As two rival parliaments and administrations in Tripoli and Tobruk currently vie for control of the government in Libya, a new UN-brokered initiative is attempting to renew a national dialogue process.
How and why did the previous UN mediation effort to support the Libyan-devised political transition lose legitimacy, with Libya now on the brink of civil war?
This report explores the unsuccessful attempt to mediate a peaceful resolution of the Libyan conflict in 2011 by the UN, and, after the fall of Tripoli, attempts by the UN Support Mission in Libya (UNSMIL) to support and mediate Libya’s transition to constitutional government. It chronicles how mediation efforts were thwarted by a multitude of often diametrically opposed transition approaches, and an inability to preserve and protect the mediation space from the revolutionary war effort and its supporters.
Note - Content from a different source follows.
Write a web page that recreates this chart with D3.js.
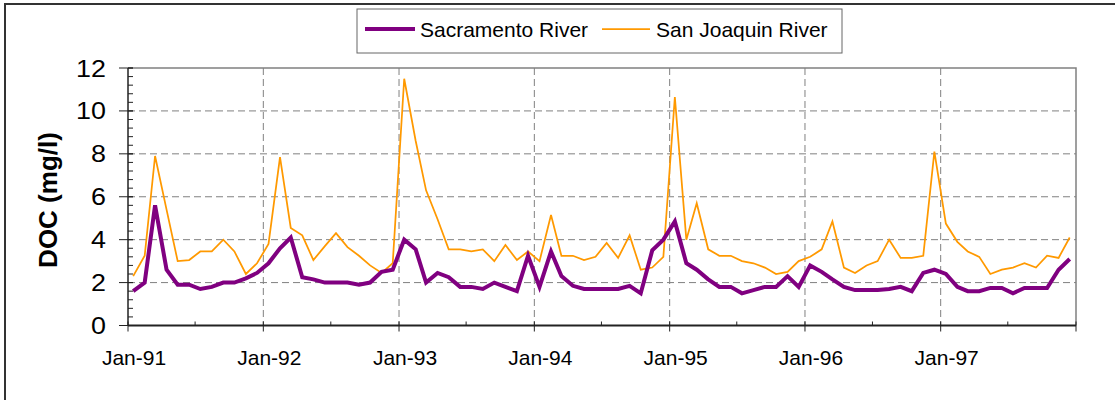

The author argues that the real challenge for mediation was convincing Muammar Qaddafi to accept a genuine political transition in Libya, with an added complexity resulting from the different voices within the revolutionary camp and their competing visions of a new Libya. The report goes on to examine how, despite Libyan actors determining most aspects of the transition, the UN and Libya’s bilateral supporters could have better anticipated the impact of Qaddafi’s legacy, namely the absence of institutions and the lack of experience with political compromise.
The report concludes by offering lessons learned for mediation and recommendations, including the importance of having only one mediation effort and, where possible, having it mandated by Security Council resolutions. It also calls for a re-imagined national dialogue process and a renewed engagement by UNSMIL that considers an enhanced political-military mediation capacity to help the Libyans establish more stable security arrangements across the country.
This is the third in a series of papers on mediation.